■ **Given data**
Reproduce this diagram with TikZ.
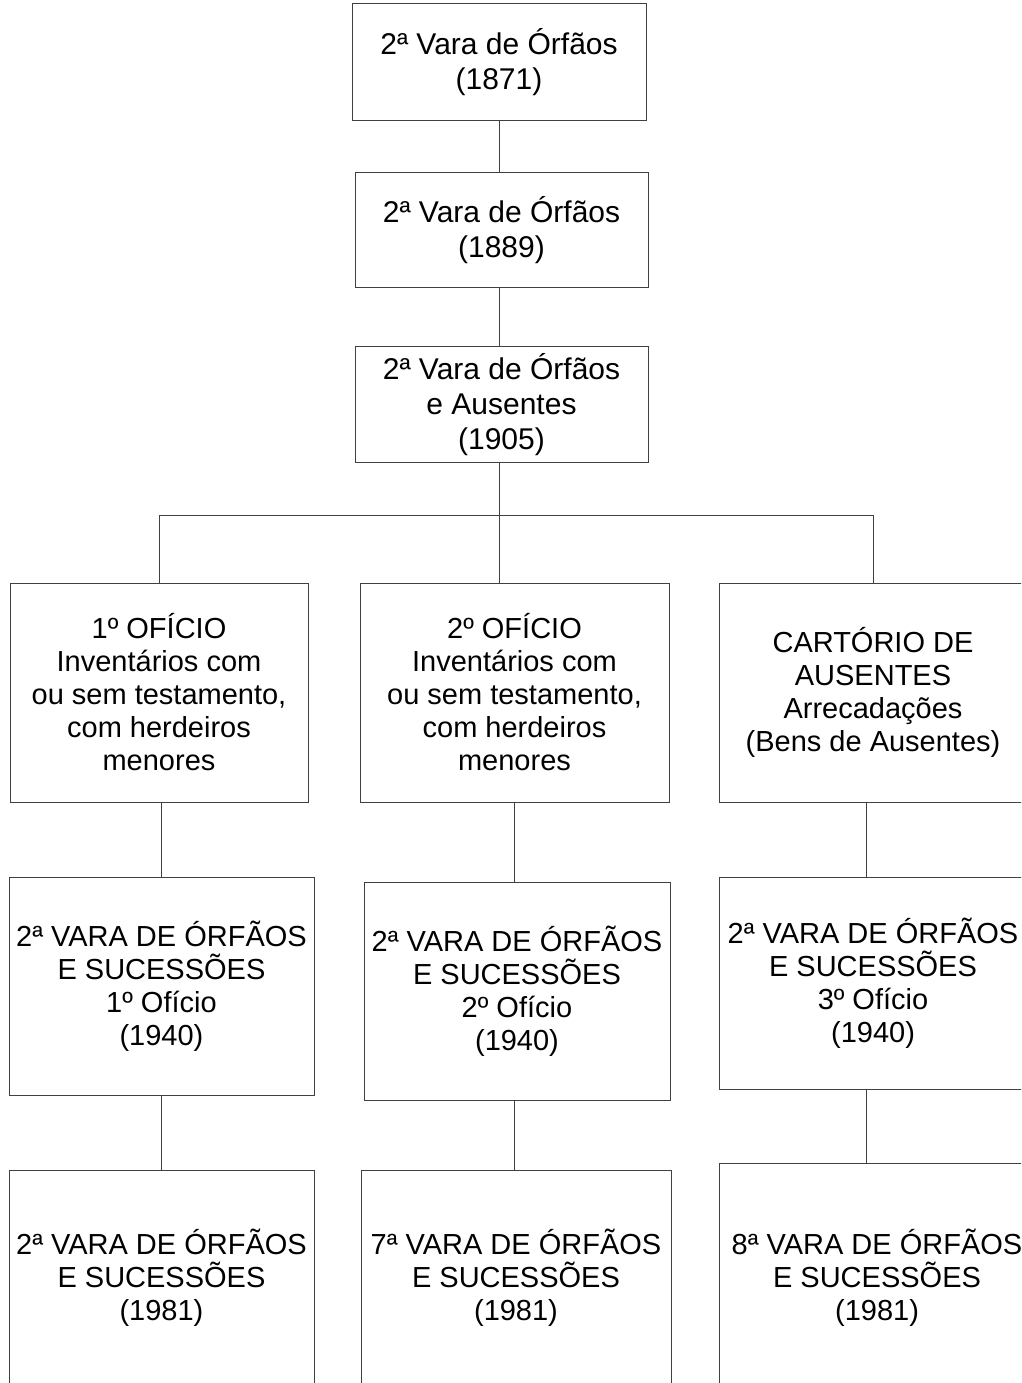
\documentclass[tikz,border=0pt]{standalone}
\usepackage{fontspec}
\setmainfont{Liberation Sans}
\begin{document}
\begin{tikzpicture}[x=0.75pt,y=-0.75pt,
  boxbase/.style={draw=black!75,line width=0.75pt,fill=white,inner sep=0pt,align=center,anchor=center},
  topbox/.style={boxbase,font=\fontsize{22.5}{26.25}\selectfont},
  lowbox/.style={boxbase,font=\fontsize{21.75}{24.75}\selectfont},
  sz/.style 2 args={minimum width={#1*0.75pt},minimum height={#2*0.75pt}},
  conn/.style={draw=black!75,line width=0.75pt}]
\useasboundingbox (0,0) rectangle (1021,1383);
\clip (0,0) rectangle (1021,1383);
\fill[white] (0,0) rectangle (1021,1383);
% top chain
\node[topbox,sz={294}{117}] (b1) at (499,62.5) {2ª Vara de Órfãos\\(1871)};
\node[topbox,sz={293}{115}] (b2) at (501.5,230.5) {2ª Vara de Órfãos\\(1889)};
\node[topbox,sz={293}{115}] (b3) at (501.5,404.5) {2ª Vara de Órfãos\\e Ausentes\\(1905)};
% row 4
\node[lowbox,sz={298}{219}] (r4l) at (159,692.5) {1º OFÍCIO\\Inventários com\\ou sem testamento,\\com herdeiros\\menores};
\node[lowbox,sz={309}{219}] (r4m) at (514.5,692.5) {2º OFÍCIO\\Inventários com\\ou sem testamento,\\com herdeiros\\menores};
\node[lowbox,sz={308}{219}] (r4r) at (873,692.5) {CARTÓRIO DE\\AUSENTES\\Arrecadações\\(Bens de Ausentes)};
% row 5
\node[lowbox,sz={305}{218}] (r5l) at (161.5,986) {2ª VARA DE ÓRFÃOS\\E SUCESSÕES\\1º Ofício\\(1940)};
\node[lowbox,sz={306}{218}] (r5m) at (517,991) {2ª VARA DE ÓRFÃOS\\E SUCESSÕES\\2º Ofício\\(1940)};
\node[lowbox,sz={308}{212}] (r5r) at (873,983) {2ª VARA DE ÓRFÃOS\\E SUCESSÕES\\3º Ofício\\(1940)};
% row 6
\node[lowbox,sz={305}{216}] (r6l) at (161.5,1278) {2ª VARA DE ÓRFÃOS\\E SUCESSÕES\\(1981)};
\node[lowbox,sz={310}{216}] (r6m) at (516,1278) {7ª VARA DE ÓRFÃOS\\E SUCESSÕES\\(1981)};
\node[lowbox,sz={316}{230}] (r6r) at (877,1278) {8ª VARA DE ÓRFÃOS\\E SUCESSÕES\\(1981)};
% connectors
\coordinate (rc) at (866,0);
\path[conn] (b1.south) -- (b1.south |- b2.north);
\path[conn] (b2.south -| b1.south) -- (b3.north -| b1.south);
\path[conn] (b3.south -| b1.south) -- (r4m.north -| b1.south);
\path[conn] (r4l.north) -- ++(0,-67) -| (r4r.north);
\path[conn] (r5l.north |- r4l.south) -- (r5l.north);
\path[conn] (r5l.south) -- (r6l.north);
\path[conn] (r4m.south) -- (r4m.south |- r5m.north);
\path[conn] (r5m.south -| r4m.south) -- (r6m.north -| r4m.south);
\path[conn] (r4r.south -| rc) -- (r5r.north -| rc);
\path[conn] (r5r.south -| rc) -- (r6r.north -| rc);
\end{tikzpicture}
\end{document}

■ **Description of the task**
Quote the listing above in full, except for the pictures.

■ **Answer in full**
Reproduce this diagram with TikZ.
\documentclass[tikz,border=0pt]{standalone}
\usepackage{fontspec}
\setmainfont{Liberation Sans}
\begin{document}
\begin{tikzpicture}[x=0.75pt,y=-0.75pt,
  boxbase/.style={draw=black!75,line width=0.75pt,fill=white,inner sep=0pt,align=center,anchor=center},
  topbox/.style={boxbase,font=\fontsize{22.5}{26.25}\selectfont},
  lowbox/.style={boxbase,font=\fontsize{21.75}{24.75}\selectfont},
  sz/.style 2 args={minimum width={#1*0.75pt},minimum height={#2*0.75pt}},
  conn/.style={draw=black!75,line width=0.75pt}]
\useasboundingbox (0,0) rectangle (1021,1383);
\clip (0,0) rectangle (1021,1383);
\fill[white] (0,0) rectangle (1021,1383);
% top chain
\node[topbox,sz={294}{117}] (b1) at (499,62.5) {2ª Vara de Órfãos\\(1871)};
\node[topbox,sz={293}{115}] (b2) at (501.5,230.5) {2ª Vara de Órfãos\\(1889)};
\node[topbox,sz={293}{115}] (b3) at (501.5,404.5) {2ª Vara de Órfãos\\e Ausentes\\(1905)};
% row 4
\node[lowbox,sz={298}{219}] (r4l) at (159,692.5) {1º OFÍCIO\\Inventários com\\ou sem testamento,\\com herdeiros\\menores};
\node[lowbox,sz={309}{219}] (r4m) at (514.5,692.5) {2º OFÍCIO\\Inventários com\\ou sem testamento,\\com herdeiros\\menores};
\node[lowbox,sz={308}{219}] (r4r) at (873,692.5) {CARTÓRIO DE\\AUSENTES\\Arrecadações\\(Bens de Ausentes)};
% row 5
\node[lowbox,sz={305}{218}] (r5l) at (161.5,986) {2ª VARA DE ÓRFÃOS\\E SUCESSÕES\\1º Ofício\\(1940)};
\node[lowbox,sz={306}{218}] (r5m) at (517,991) {2ª VARA DE ÓRFÃOS\\E SUCESSÕES\\2º Ofício\\(1940)};
\node[lowbox,sz={308}{212}] (r5r) at (873,983) {2ª VARA DE ÓRFÃOS\\E SUCESSÕES\\3º Ofício\\(1940)};
% row 6
\node[lowbox,sz={305}{216}] (r6l) at (161.5,1278) {2ª VARA DE ÓRFÃOS\\E SUCESSÕES\\(1981)};
\node[lowbox,sz={310}{216}] (r6m) at (516,1278) {7ª VARA DE ÓRFÃOS\\E SUCESSÕES\\(1981)};
\node[lowbox,sz={316}{230}] (r6r) at (877,1278) {8ª VARA DE ÓRFÃOS\\E SUCESSÕES\\(1981)};
% connectors
\coordinate (rc) at (866,0);
\path[conn] (b1.south) -- (b1.south |- b2.north);
\path[conn] (b2.south -| b1.south) -- (b3.north -| b1.south);
\path[conn] (b3.south -| b1.south) -- (r4m.north -| b1.south);
\path[conn] (r4l.north) -- ++(0,-67) -| (r4r.north);
\path[conn] (r5l.north |- r4l.south) -- (r5l.north);
\path[conn] (r5l.south) -- (r6l.north);
\path[conn] (r4m.south) -- (r4m.south |- r5m.north);
\path[conn] (r5m.south -| r4m.south) -- (r6m.north -| r4m.south);
\path[conn] (r4r.south -| rc) -- (r5r.north -| rc);
\path[conn] (r5r.south -| rc) -- (r6r.north -| rc);
\end{tikzpicture}
\end{document}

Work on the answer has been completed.